WHEREAS, the Company is registered with the Securities and Exchange Commission (the “SEC”) under the Investment Company Act of 1940, as amended (the “Company Act”); and
WHEREAS, the Investment Manager is registered as an investment adviser under the Investment Advisers Act of 1940, as amended; and
WHEREAS, the Company desires to retain the Investment Manager to render investment advisory services to the Company pursuant to the terms of this Investment Management Agreement (the “Agreement”) and the Investment Manager is willing to so render services;
NOW THEREFORE, in consideration of the promises and mutual covenants herein contained, it is agreed by the parties as follows:
1. Appointment. The Company hereby appoints the Investment Manager to act as investment adviser and provide investment advisory services to the Company, subject to the supervision of the Company’s board of directors (the “Board” or “Directors”), for the period and on the terms and conditions set forth in this Agreement. The Investment Manager accepts such appointment and agrees to render the services and to assume the obligations set forth in this Agreement commencing on its effective date for the compensation herein provided.
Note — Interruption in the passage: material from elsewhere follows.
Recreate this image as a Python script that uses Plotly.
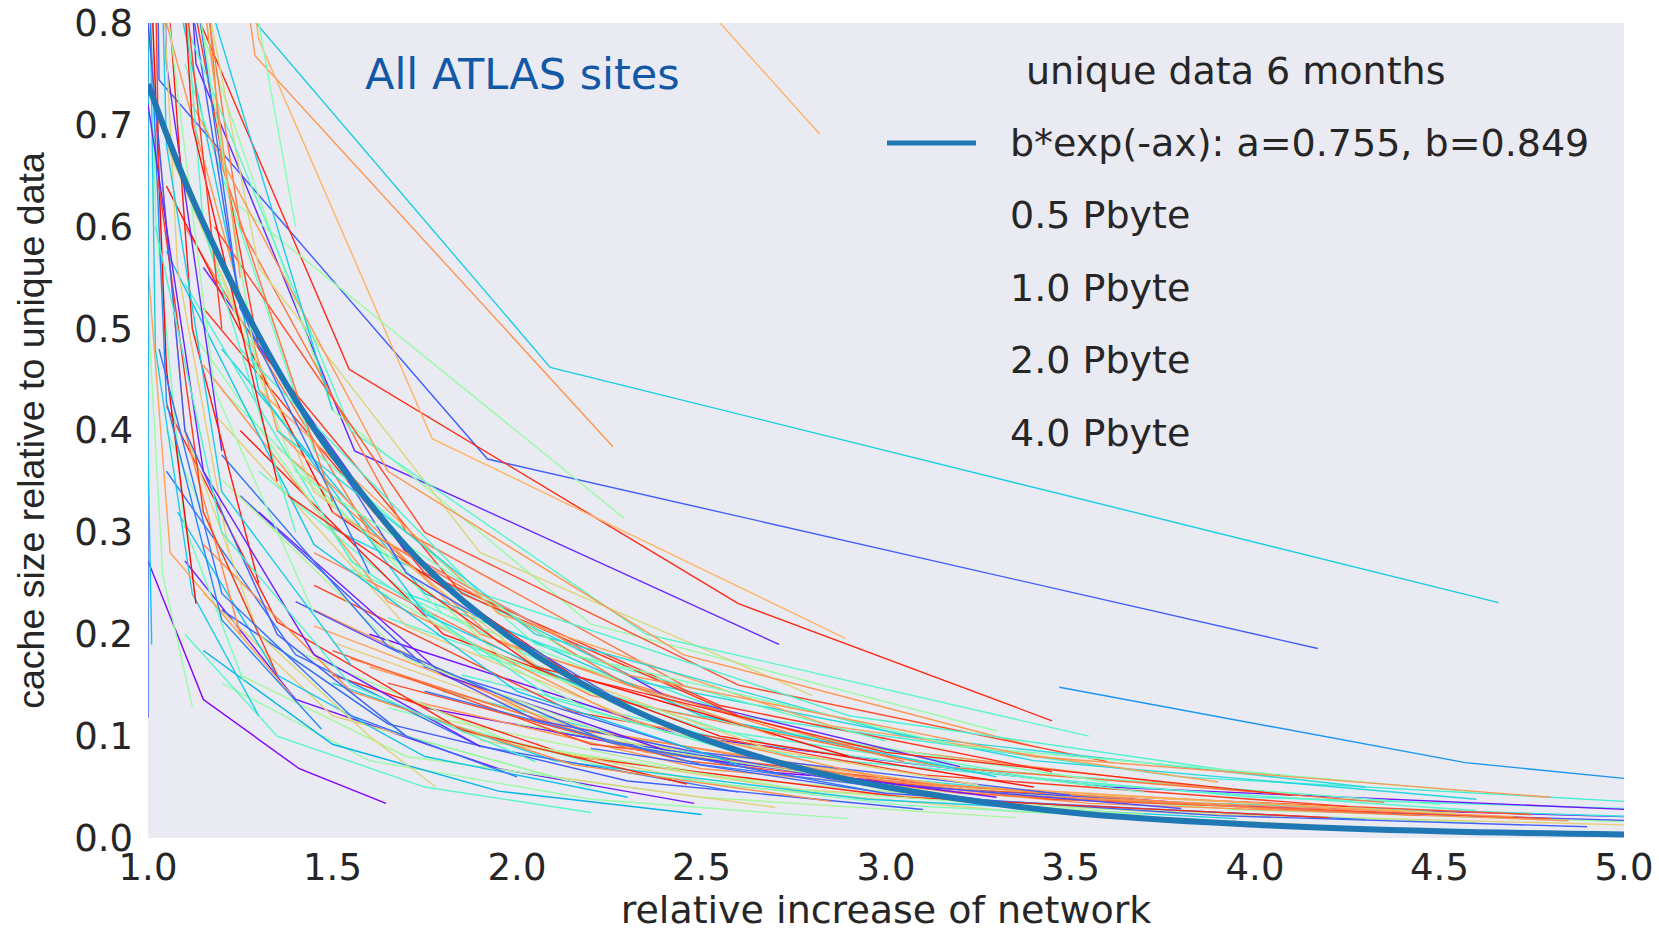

The Investment Manager may hire (subject to the approval of the Company’s Board and, if the Company is registered as an “investment company” under the Company Act, except as otherwise permitted under the terms of any applicable exemptive relief obtained from the Securities and Exchange Commission, or by rule or regulation, a majority of the outstanding voting securities of the Company) and thereafter supervise the investment activities of one or more sub-advisers deemed necessary to carry out the investment program of the Company. The retention of a sub-adviser by the Investment Manager shall not relieve the Investment Manager of its responsibilities under this Agreement.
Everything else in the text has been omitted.